▶ Raw data

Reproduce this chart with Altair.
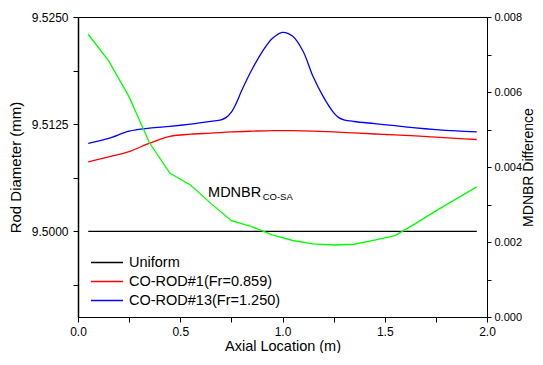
import altair as alt
import pandas as pd

# ---------------- data ----------------
series_names = ["Uniform", "CO-ROD#1(Fr=0.859)", "CO-ROD#13(Fr=1.250)"]
series_colors = ["#000000", "#FF0000", "#0000FF"]

x_uniform = [0.05, 1.95]
y_uniform = [9.5000, 9.5000]

x_red = [0.05, 0.15, 0.25, 0.35, 0.45, 0.55, 0.65, 0.75, 0.85, 0.95,
         1.05, 1.15, 1.25, 1.35, 1.45, 1.55, 1.65, 1.75, 1.85, 1.95]
y_red = [9.50810, 9.50868, 9.50929, 9.51028, 9.51107, 9.51133, 9.51145, 9.51159, 9.51168, 9.51175,
         9.51174, 9.51168, 9.51159, 9.51147, 9.51135, 9.51124, 9.51112, 9.51098, 9.51084, 9.51071]

x_blue = [0.05, 0.15, 0.25, 0.35, 0.45, 0.55, 0.65, 0.70, 0.725, 0.75, 0.775, 0.80, 0.85, 0.90,
          0.95, 1.00, 1.05, 1.10, 1.15, 1.20, 1.25, 1.275, 1.30, 1.35, 1.45, 1.55, 1.65,
          1.75, 1.85, 1.95]
y_blue = [9.51025, 9.51083, 9.51168, 9.51203, 9.51224, 9.51250, 9.51282, 9.51300, 9.51329, 9.51390,
          9.51501, 9.51639, 9.51884, 9.52091, 9.52249, 9.52321, 9.52275, 9.52103, 9.51803, 9.51568,
          9.51384, 9.51326, 9.51301, 9.51281, 9.51256, 9.51232, 9.51206, 9.51186, 9.51171, 9.51160]

x_green = [0.05, 0.15, 0.25, 0.35, 0.45, 0.55, 0.65, 0.75, 0.85, 0.95,
           1.05, 1.15, 1.25, 1.35, 1.45, 1.55, 1.65, 1.75, 1.85, 1.95]
y_green = [0.00754, 0.00683, 0.00587, 0.00464, 0.00383, 0.00352, 0.00303, 0.00257, 0.00241, 0.00219,
           0.00204, 0.00195, 0.00192, 0.00194, 0.00205, 0.00217, 0.00249, 0.00283, 0.00315, 0.00347]

x_ticks = [0.0, 0.25, 0.5, 0.75, 1.0, 1.25, 1.5, 1.75, 2.0]
left_ticks = [9.49375, 9.5000, 9.50625, 9.5125, 9.51875, 9.5250]
right_ticks = [0.000, 0.001, 0.002, 0.003, 0.004, 0.005, 0.006, 0.007, 0.008]

annot_main = {"x": 0.636, "y": 9.50401, "t": "MDNBR"}
annot_sub = {"x": 0.903, "y": 9.50362, "t": "CO-SA"}

# ---------------- tables ----------------
rows = []
for name, xs, ys in [(series_names[0], x_uniform, y_uniform),
                     (series_names[1], x_red, y_red),
                     (series_names[2], x_blue, y_blue)]:
    for a, b in zip(xs, ys):
        rows.append({"x": a, "y": b, "series": name})
left_df = pd.DataFrame(rows)
green_df = pd.DataFrame({"x": x_green, "v": y_green})

FONT = "Liberation Sans"

x_enc = alt.X("x:Q",
              scale=alt.Scale(domain=[0, 2], nice=False),
              axis=alt.Axis(values=x_ticks,
                            labelExpr="abs(datum.value*2 - round(datum.value*2)) < 1e-6 ? format(datum.value, '.1f') : ''",
                            title="Axial Location (m)", tickSize=5, labelPadding=4,
                            titleBaseline="alphabetic", titleY=33.5, titleX=204.5,
                            titleAlign="center", titleFontSize=14.5, grid=False))

y_left = alt.Y("y:Q",
               scale=alt.Scale(domain=[9.49, 9.525], nice=False, zero=False),
               axis=alt.Axis(values=left_ticks,
                             labelExpr="abs(datum.value*80 - round(datum.value*80)) < 1e-6 ? format(datum.value, '.4f') : ''",
                             title="Rod Diameter (mm)", tickSize=5, labelPadding=5,
                             titlePadding=8, grid=False, domainWidth=1.5))

lines = alt.Chart(left_df).mark_line(strokeWidth=1.3, interpolate="catmull-rom").encode(
    x=x_enc,
    y=y_left,
    color=alt.Color("series:N",
                    scale=alt.Scale(domain=series_names, range=series_colors),
                    sort=series_names,
                    legend=alt.Legend(title=None, orient="none", legendX=12, legendY=238,
                                      symbolType="stroke", symbolSize=1024, clipHeight=15,
                                      symbolStrokeWidth=1.5, labelFontSize=14.5,
                                      labelFont=FONT, labelOffset=5, rowPadding=3,
                                      padding=0, labelColor="black")),
)

t_main = alt.Chart(pd.DataFrame([annot_main])).mark_text(
    align="left", baseline="alphabetic", fontSize=14.5, font=FONT, color="black"
).encode(x=x_enc, y=y_left, text="t:N")

t_sub = alt.Chart(pd.DataFrame([annot_sub])).mark_text(
    align="left", baseline="alphabetic", fontSize=9.5, font=FONT, color="black"
).encode(x=x_enc, y=y_left, text="t:N")

left_layer = alt.layer(lines, t_main, t_sub)

green = alt.Chart(green_df).mark_line(strokeWidth=1.3, color="#00FF00").encode(
    x=x_enc,
    y=alt.Y("v:Q",
            scale=alt.Scale(domain=[0, 0.008], nice=False),
            axis=alt.Axis(orient="right", values=right_ticks,
                          labelExpr="abs(datum.value*500 - round(datum.value*500)) < 1e-6 ? format(datum.value, '.3f') : ''",
                          title="MDNBR Difference", titleAngle=270, titleBaseline="alphabetic",
                          titleAlign="center", titleX=45, titleY=150, titleFontSize=14,
                          labelFontSize=11, tickSize=4, labelPadding=3, grid=False)),
)

chart = alt.layer(left_layer, green).resolve_scale(y="independent").properties(
    width=409, height=300,
    autosize=alt.AutoSizeParams(type="none"),
    padding={"left": 70, "top": 9, "right": 48, "bottom": 36},
).configure_view(
    stroke="black", strokeWidth=1
).configure_axis(
    labelFont=FONT, titleFont=FONT, labelFontSize=12, titleFontSize=15,
    titleFontWeight="normal", labelColor="black", titleColor="black",
    domainColor="black", tickColor="black", labelFlush=False
)

chart.save("out.html", embed_options={"renderer": "svg", "actions": False})
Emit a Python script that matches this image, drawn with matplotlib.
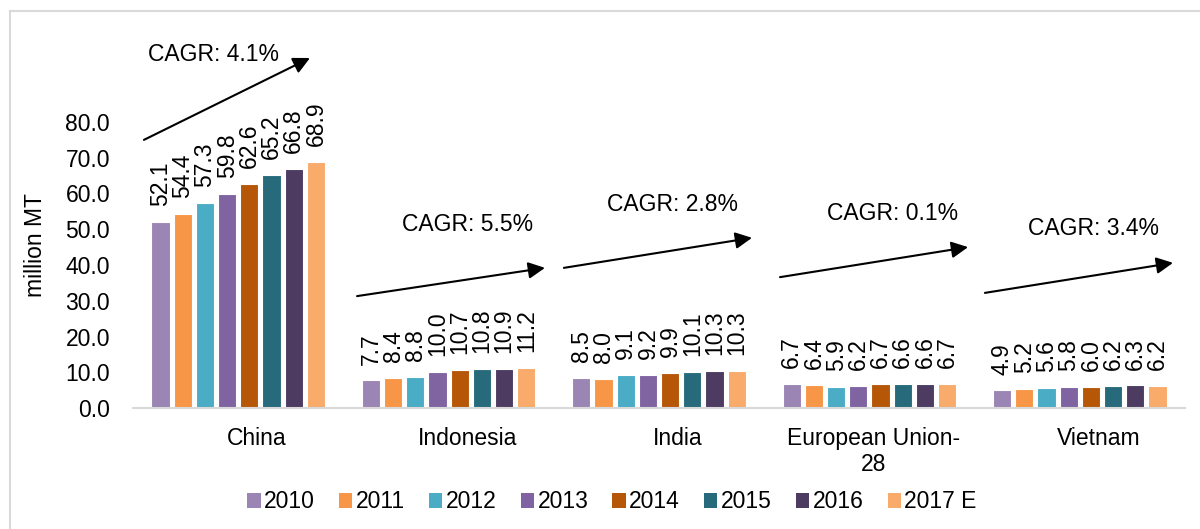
import matplotlib
import matplotlib.pyplot as plt
import numpy as np
from matplotlib.lines import Line2D
from matplotlib.patches import Patch

matplotlib.use('Agg')

plt.rcParams['font.family'] = ['Liberation Sans', 'DejaVu Sans']

# data
countries = ['China', 'Indonesia', 'India', 'European Union-\n28', 'Vietnam']
years = ['2010', '2011', '2012', '2013', '2014', '2015', '2016', '2017 E']
values = {
    '2010': [52.1, 7.7, 8.5, 6.7, 4.9],
    '2011': [54.4, 8.4, 8.0, 6.4, 5.2],
    '2012': [57.3, 8.8, 9.1, 5.9, 5.6],
    '2013': [59.8, 10.0, 9.2, 6.2, 5.8],
    '2014': [62.6, 10.7, 9.9, 6.7, 6.0],
    '2015': [65.2, 10.8, 10.1, 6.6, 6.2],
    '2016': [66.8, 10.9, 10.3, 6.6, 6.3],
    '2017 E': [68.9, 11.2, 10.3, 6.7, 6.2],
}
cagr_labels = ['CAGR: 4.1%', 'CAGR: 5.5%', 'CAGR: 2.8%', 'CAGR: 0.1%', 'CAGR: 3.4%']

# annotation placement (data coords)
arrow_start = [(-0.448, 75.0), (0.565, 31.3), (1.548, 39.2), (2.575, 36.6), (3.549, 32.2)]
arrow_end = [(0.341, 97.9), (1.458, 39.2), (2.442, 47.6), (3.469, 45.0), (4.443, 40.6)]
cagr_pos = [(-0.118, 99.0), (1.092, 51.2), (2.062, 56.8), (3.112, 54.5), (4.063, 50.3)]

colors = ['#9B85B4', '#F79646', '#4BACC6', '#8064A2', '#B65708', '#276A7C', '#4D3B62', '#F9AB6B']

FS = 16.5

fig = plt.figure(figsize=(12, 5.29), dpi=100)
ax = fig.add_axes([133 / 1200, 121 / 529, 1052 / 1200, 286 / 529])

x = np.arange(len(countries))
pitch = 0.1055
bar_w = 0.086
for k, yr in enumerate(years):
    offs = (k - (len(years) - 1) / 2) * pitch
    bars = ax.bar(x + offs, values[yr], width=bar_w, color=colors[k],
                  edgecolor='white', linewidth=0.8, label=yr, zorder=2)
    for b, v in zip(bars, values[yr]):
        ax.annotate(f"{v:.1f}", (b.get_x() + b.get_width() / 2, v),
                    xytext=(0, 11.5), textcoords='offset points',
                    rotation=90, ha='center', va='bottom', fontsize=FS)

ax.set_xlim(-0.5, 4.5)
ax.set_ylim(0, 80)
ax.set_yticks(np.arange(0, 81, 10))
ax.set_yticklabels([f"{t:.1f}" for t in np.arange(0, 81, 10)], fontsize=FS)
ax.tick_params(axis='y', length=0, pad=16.5)
ax.set_xticks([])
for s in ['top', 'right', 'left']:
    ax.spines[s].set_visible(False)
ax.spines['bottom'].set_color('#D9D9D9')
ax.spines['bottom'].set_linewidth(1.5)

# category labels, shifted a bit right like the original
for i, name in enumerate(countries):
    shift = 0.02 if '\n' in name else 0.09
    ax.annotate(name, (i + shift, 0), xytext=(0, -14), textcoords='offset points',
                ha='center', va='top', fontsize=FS, linespacing=1.15,
                annotation_clip=False)

# CAGR arrows
for s, e, (tx, ty), lab in zip(arrow_start, arrow_end, cagr_pos, cagr_labels):
    ax.annotate('', xy=e, xytext=s, annotation_clip=False,
                arrowprops=dict(arrowstyle='-|>', mutation_scale=25, lw=1.5,
                                color='black', shrinkA=0, shrinkB=0))
    ax.text(tx, ty, lab, ha='center', va='center', fontsize=FS, clip_on=False)

fig.text(36 / 1200, 1 - 245 / 529, 'million MT', rotation=90,
         ha='center', va='center', fontsize=FS)

handles = [Patch(facecolor=c, edgecolor='none') for c in colors]
fig.legend(handles, years, loc='center', bbox_to_anchor=(612 / 1200, 1 - 502 / 529),
           ncol=len(years), frameon=False, fontsize=FS, handlelength=0.585,
           handleheight=0.585, handletextpad=0.15, columnspacing=1.05)

# outer frame (left and top edges visible)
fig.add_artist(Line2D([10 / 1200, 10 / 1200], [0, 1 - 11 / 529], color='#D9D9D9', lw=1.5))
fig.add_artist(Line2D([10 / 1200, 1], [1 - 11 / 529, 1 - 11 / 529], color='#D9D9D9', lw=1.5))

plt.savefig('out.png', dpi=100)
plt.close()
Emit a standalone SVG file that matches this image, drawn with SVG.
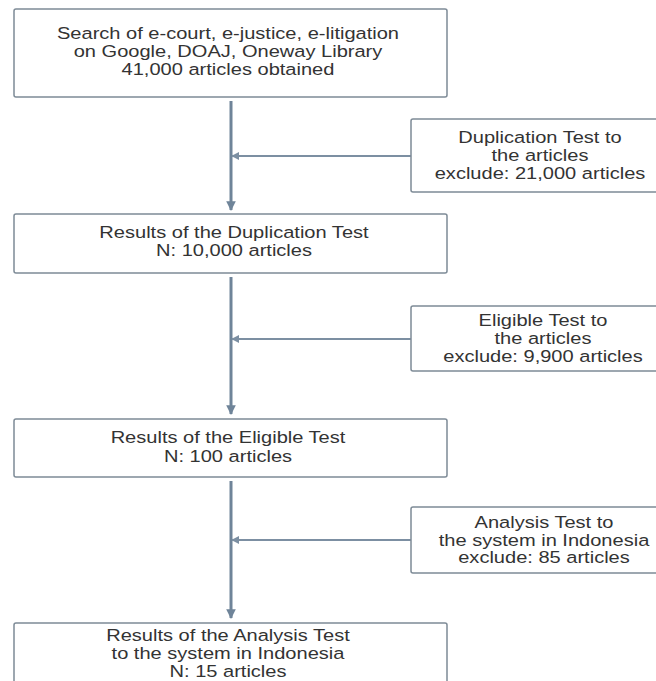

▶ Problem to work on
Give again, please, precisely the lines that begin the records and run through the line with "9.51186, 9.51171, 9.51160]" in it, keeping both end lines and dropping any pictures.

▶ Result
Reproduce this chart with Altair.
import altair as alt
import pandas as pd

# ---------------- data ----------------
series_names = ["Uniform", "CO-ROD#1(Fr=0.859)", "CO-ROD#13(Fr=1.250)"]
series_colors = ["#000000", "#FF0000", "#0000FF"]

x_uniform = [0.05, 1.95]
y_uniform = [9.5000, 9.5000]

x_red = [0.05, 0.15, 0.25, 0.35, 0.45, 0.55, 0.65, 0.75, 0.85, 0.95,
         1.05, 1.15, 1.25, 1.35, 1.45, 1.55, 1.65, 1.75, 1.85, 1.95]
y_red = [9.50810, 9.50868, 9.50929, 9.51028, 9.51107, 9.51133, 9.51145, 9.51159, 9.51168, 9.51175,
         9.51174, 9.51168, 9.51159, 9.51147, 9.51135, 9.51124, 9.51112, 9.51098, 9.51084, 9.51071]

x_blue = [0.05, 0.15, 0.25, 0.35, 0.45, 0.55, 0.65, 0.70, 0.725, 0.75, 0.775, 0.80, 0.85, 0.90,
          0.95, 1.00, 1.05, 1.10, 1.15, 1.20, 1.25, 1.275, 1.30, 1.35, 1.45, 1.55, 1.65,
          1.75, 1.85, 1.95]
y_blue = [9.51025, 9.51083, 9.51168, 9.51203, 9.51224, 9.51250, 9.51282, 9.51300, 9.51329, 9.51390,
          9.51501, 9.51639, 9.51884, 9.52091, 9.52249, 9.52321, 9.52275, 9.52103, 9.51803, 9.51568,
          9.51384, 9.51326, 9.51301, 9.51281, 9.51256, 9.51232, 9.51206, 9.51186, 9.51171, 9.51160]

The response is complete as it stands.